In fact, I'm just coming from one today where a group of superintendents are meeting to discuss some of the best practices on the things that we believe in curriculum. What does that look like? What are the moves that are most successful in class? When we think about community schools, what are the strategies that some schools are using?
Even if we're not going to make every school a community school, we should learn from the strategies that are strong.
We have, like I was saying, two supervising superintendents that create those opportunities and are going to create more for our high school and our K-8 superintendents to really share with each other and lead each other. Because a lot of the superintendents have such great ideas, and everybody might be approaching it with a different lens. And if you give them the opportunity to lead and advise each other, I think that actually really goes a long way.
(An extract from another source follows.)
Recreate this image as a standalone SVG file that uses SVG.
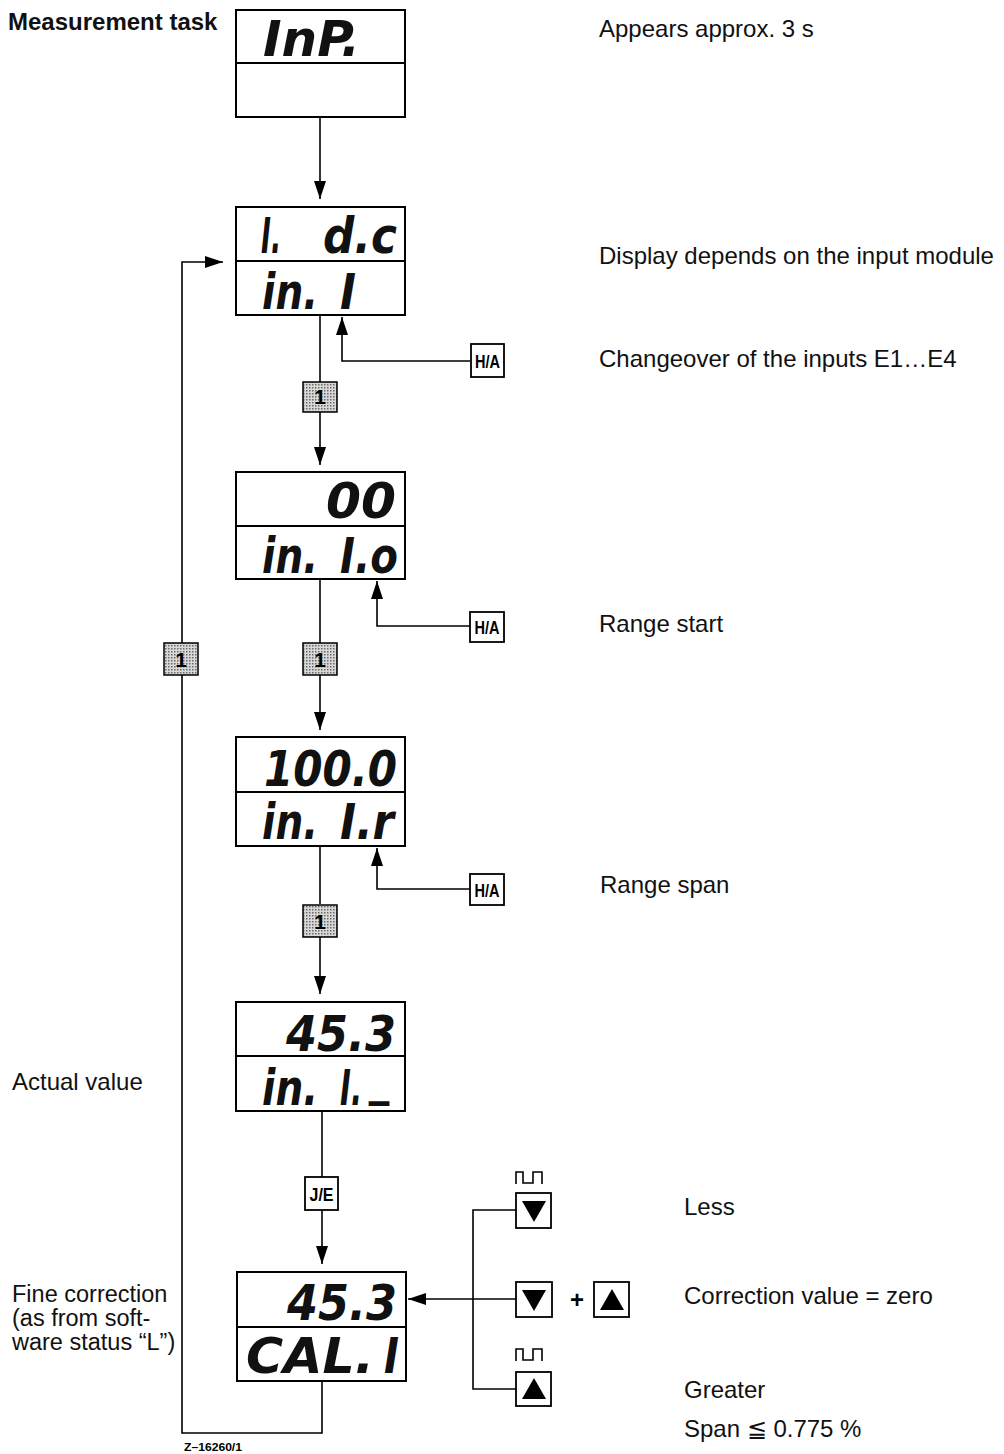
<svg xmlns="http://www.w3.org/2000/svg" width="1004" height="1454" viewBox="0 0 1004 1454">
<defs>
<style>
.lbl{font-family:"Liberation Sans",Arial,sans-serif;font-size:24px;fill:#111}
.lbs{font-family:"Liberation Sans",Arial,sans-serif;font-size:23.5px;fill:#111}
.disp{fill:#fff;stroke:#000;stroke-width:2}
.div{stroke:#000;stroke-width:1.8}
.seg{font-family:"DejaVu Sans",sans-serif;font-style:italic;font-weight:bold;font-size:50px;fill:#111}
.ln{fill:none;stroke:#000;stroke-width:1.6}
.key{fill:#fff;stroke:#000;stroke-width:1.8}
.one{fill:url(#dots);stroke:#000;stroke-width:1.5}
.kt{font-family:"Liberation Sans",Arial,sans-serif;font-weight:bold;font-size:19px;text-anchor:middle;fill:#000}
.arrow{marker-end:url(#ah)}
</style>
<marker id="ah" markerUnits="userSpaceOnUse" markerWidth="18" markerHeight="12" refX="18" refY="6" orient="auto"><path d="M0,0L18,6L0,12z" fill="#000"/></marker>
<pattern id="dots" width="3" height="3" patternUnits="userSpaceOnUse"><rect width="3" height="3" fill="#d8d8d8"/><rect width="1.5" height="1.5" fill="#6a6a6a"/></pattern>
</defs>
<rect width="1004" height="1454" fill="#fff"/>

<g id="connectors">
<path class="ln arrow" d="M320,117V199"/>
<path class="ln arrow" d="M322,1381V1433H182V262H223"/>
<path class="ln" d="M320,315V382"/>
<path class="ln arrow" d="M320,412V465"/>
<path class="ln arrow" d="M470,361H342V317"/>
<path class="ln" d="M320,579V643"/>
<path class="ln arrow" d="M320,675V730"/>
<path class="ln arrow" d="M470,626H377V581"/>
<path class="ln" d="M320,846V904"/>
<path class="ln arrow" d="M320,937V994"/>
<path class="ln arrow" d="M470,889H377V848"/>
<path class="ln" d="M322,1111V1177"/>
<path class="ln arrow" d="M322,1210V1264"/>
<path class="ln arrow" d="M516,1299H408"/>
<path class="ln" d="M516,1210H473V1389H516"/>
</g>

<g id="disp-inp">
<rect class="disp" x="236" y="10" width="169" height="107"/>
<line class="div" x1="236" y1="63" x2="405" y2="63"/>
<text class="seg" x="263" y="56" textLength="97" lengthAdjust="spacingAndGlyphs">InP.</text>
</g>
<g id="disp-idc">
<rect class="disp" x="236" y="207" width="169" height="108"/>
<line class="div" x1="236" y1="261" x2="405" y2="261"/>
<text class="seg" x="261" y="253" textLength="20" lengthAdjust="spacingAndGlyphs">I.</text>
<text class="seg" x="323" y="253" textLength="74" lengthAdjust="spacingAndGlyphs">d.c</text>
<text class="seg" x="262" y="309" textLength="56" lengthAdjust="spacingAndGlyphs">in.</text>
<text class="seg" x="340" y="309" textLength="16" lengthAdjust="spacingAndGlyphs">I</text>
</g>
<g id="disp-inlo">
<rect class="disp" x="236" y="472" width="169" height="107"/>
<line class="div" x1="236" y1="526" x2="405" y2="526"/>
<text class="seg" x="326" y="518" textLength="70" lengthAdjust="spacingAndGlyphs">00</text>
<text class="seg" x="262" y="573" textLength="56" lengthAdjust="spacingAndGlyphs">in.</text>
<text class="seg" x="340" y="573" textLength="58" lengthAdjust="spacingAndGlyphs">I.o</text>
</g>
<g id="disp-inlr">
<rect class="disp" x="236" y="737" width="169" height="109"/>
<line class="div" x1="236" y1="792" x2="405" y2="792"/>
<text class="seg" x="264" y="786" textLength="133" lengthAdjust="spacingAndGlyphs">100.0</text>
<text class="seg" x="262" y="839" textLength="56" lengthAdjust="spacingAndGlyphs">in.</text>
<text class="seg" x="340" y="839" textLength="54" lengthAdjust="spacingAndGlyphs">I.r</text>
</g>
<g id="disp-actual">
<rect class="disp" x="236" y="1002" width="169" height="109"/>
<line class="div" x1="236" y1="1056" x2="405" y2="1056"/>
<text class="seg" x="286" y="1051" textLength="110" lengthAdjust="spacingAndGlyphs">45.3</text>
<text class="seg" x="262" y="1105" textLength="56" lengthAdjust="spacingAndGlyphs">in.</text>
<text class="seg" x="340" y="1105"><tspan textLength="22" lengthAdjust="spacingAndGlyphs">I.</tspan><tspan x="369" dy="-11" textLength="20" lengthAdjust="spacingAndGlyphs">_</tspan></text>
</g>
<g id="disp-cal">
<rect class="disp" x="237" y="1272" width="169" height="109"/>
<line class="div" x1="237" y1="1327" x2="406" y2="1327"/>
<text class="seg" x="287" y="1320" textLength="110" lengthAdjust="spacingAndGlyphs">45.3</text>
<text class="seg" x="246" y="1373" textLength="128" lengthAdjust="spacingAndGlyphs">CAL.</text>
<text class="seg" x="384" y="1373" textLength="15" lengthAdjust="spacingAndGlyphs">I</text>
</g>

<g id="key-ha-1"><rect class="key" x="471" y="344" width="33" height="33"/><text class="kt" x="487.5" y="368" textLength="25" lengthAdjust="spacingAndGlyphs">H/A</text></g>
<g id="key-ha-2"><rect class="key" x="470" y="612" width="34" height="30"/><text class="kt" x="487" y="634" textLength="25" lengthAdjust="spacingAndGlyphs">H/A</text></g>
<g id="key-ha-3"><rect class="key" x="470" y="874" width="34" height="31"/><text class="kt" x="487" y="897" textLength="25" lengthAdjust="spacingAndGlyphs">H/A</text></g>
<g id="key-je"><rect class="key" x="305" y="1177" width="33" height="33"/><text class="kt" x="321.5" y="1201" textLength="24" lengthAdjust="spacingAndGlyphs">J/E</text></g>

<g id="key-1a"><rect class="one" x="303" y="382" width="34" height="30"/><text class="kt" x="320" y="404" style="font-size:21px">1</text></g>
<g id="key-1b"><rect class="one" x="303" y="643" width="34" height="32"/><text class="kt" x="320" y="667" style="font-size:21px">1</text></g>
<g id="key-1c"><rect class="one" x="303" y="905" width="34" height="32"/><text class="kt" x="320" y="929" style="font-size:21px">1</text></g>
<g id="key-1d"><rect class="one" x="164" y="643" width="34" height="32"/><text class="kt" x="181" y="667" style="font-size:21px">1</text></g>

<g id="key-down-less">
<path class="ln" d="M516,1184V1172H523V1183H533V1172H542V1184"/>
<rect class="key" x="516" y="1193" width="35" height="35"/>
<path d="M522,1201H546L534,1222Z" fill="#000"/>
</g>
<g id="key-down-zero">
<rect class="key" x="516" y="1282" width="36" height="35"/>
<path d="M522,1290H546L534,1311Z" fill="#000"/>
</g>
<text class="kt" x="577" y="1308" style="font-size:24px">+</text>
<g id="key-up-zero">
<rect class="key" x="594" y="1282" width="35" height="35"/>
<path d="M600,1310H624L612,1289Z" fill="#000"/>
</g>
<g id="key-up-greater">
<path class="ln" d="M516,1361V1349H523V1360H533V1349H542V1361"/>
<rect class="key" x="516" y="1372" width="35" height="34"/>
<path d="M522,1399H546L534,1378Z" fill="#000"/>
</g>

<g id="labels">
<text class="lbl" x="8" y="30" style="font-weight:bold">Measurement task</text>
<text class="lbl" x="599" y="37">Appears approx. 3 s</text>
<text class="lbl" x="599" y="264">Display depends on the input module</text>
<text class="lbl" x="599" y="367">Changeover of the inputs E1…E4</text>
<text class="lbl" x="599" y="632">Range start</text>
<text class="lbl" x="600" y="893">Range span</text>
<text class="lbl" x="12" y="1090">Actual value</text>
<text class="lbs" x="12" y="1302">Fine correction</text>
<text class="lbs" x="12" y="1326">(as from soft-</text>
<text class="lbs" x="12" y="1350">ware status “L”)</text>
<text class="lbl" x="684" y="1215">Less</text>
<text class="lbl" x="684" y="1304">Correction value = zero</text>
<text class="lbl" x="684" y="1398">Greater</text>
<text class="lbl" x="684" y="1437">Span ≦ 0.775 %</text>
<text x="184" y="1451" style="font-family:'Liberation Sans',Arial,sans-serif;font-weight:bold;font-size:10px" textLength="58" lengthAdjust="spacingAndGlyphs">Z–16260/1</text>
</g>
</svg>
Do you think that there are opportunities for New York as the nation's largest school system to also serve as an example on that front for how other districts nationwide can better communicate with one another to share what's working, what's not working, or what might not scale as well from one district to another?
SAMUELS: Absolutely. I do think that we have some structures in place for how that has gone, like things that we've piloted in some [NYC] districts.
Right now, we have a pilot, for example, for students with disabilities. Our idea is to make sure that we're getting high-quality programs into neighborhoods close by.
And so we're piloting in four districts, and we hope that what we learn there will be expanded over time to other districts.
We have several opportunities. We are launching right now a program to get universal childcare for all 2-year-olds and 3-year-olds. We're launching in some districts next year, and what we learn there will be used to pilot in other districts.
So I absolutely believe that New York can be an example for how we pilot things and learn from them and then expand them citywide.